[TEXTO] Moisés Regalado
Patrão que é patrão não descansa. Pelos vistos, o mais recente EP de Boss AC, à boa maneira old school, foi lançado como parte de algo maior. Curiosamente ou não, “Queque Foi” e “É Pa Ganhar”, temas que ditaram o tom de Patrão, não alinharam em A Vida Continua… — “As Coisas São Como São”, “O Verdadeiro” e “A Vida (Ela Continua)” voltam a fazer parte da tracklist.
Depois de se provar, uma vez mais, como o artista de relevo que sempre foi, o Mandachuva voltou para fazer um simples disco de rap. Até porque a vida continua, mote que começou como tributo póstumo a DJ Bernas e que rapidamente se assumiu como base deste novo trabalho, livre da pressão ou dos constrangimentos a que obrigaram os exercícios de ego do EP anterior.
A Vida Continua… é um disco de rap genérico, no sentido mais positivo do termo, sem nunca deixar de ser um disco de Boss AC. Há tempo e espaço para temáticas tipicamente rap — e que remetem para os primórdios do hip hop “tuga” –, como “Diabo Na Terra” ou “A Bala”. “O Mundo É Meu E Teu” afirma-se como o momento romântico da praxe, e “Dá-me Atenção”, com Ella Nor, recupera o típico ambiente do r&b português.
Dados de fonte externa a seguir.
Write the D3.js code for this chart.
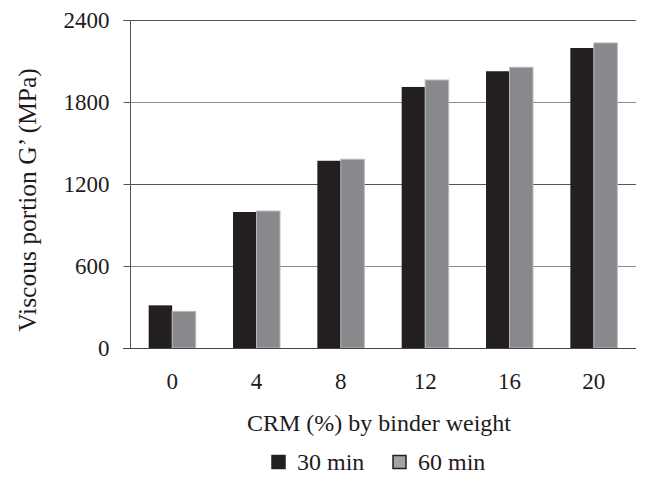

As aguardadas homenagens às ilhas de Cabo Verde chegam sob a forma de “Si Propi” e “Catchupa Sab”, com a participação de Zacky Man e Mr. Marley, familiares de AC, que juntos formam a dupla Supa Squad. Os músicos de dancehall, figuras emergentes mas cimeiras do movimento reggae nacional, voltam a marcar presença em “Portas E Janelas”, sem nunca recorrer ao idioma inglês que lhes tem caracterizado a carreira.
Os seus dotes de liricista ou produtor já não surpreendem, o que será praticamente irrelevante a partir do momento em que as suas palavras e sequências de samples aquecem tanto como em 1998, ano em que AC se estreou a solo. A manutenção da identidade é, mais do que nunca, um louvor superior a qualquer piscadela de olho às tendências, e homenagens como a de “Bernas” não estão, feliz mas infelizmente, ao alcance de qualquer um.
Boss AC já não é um dos melhores MCs portugueses, isto se a avaliação remeter apenas para aqueles dois ou três que conseguiriam competir com os mais afiados rappers internacionais. Mas sem nunca esquecer que Boss já foi, de longe e sem discussão, o melhor tecnicista lusitano, só pode ser bom que se mantenha igual a si mesmo.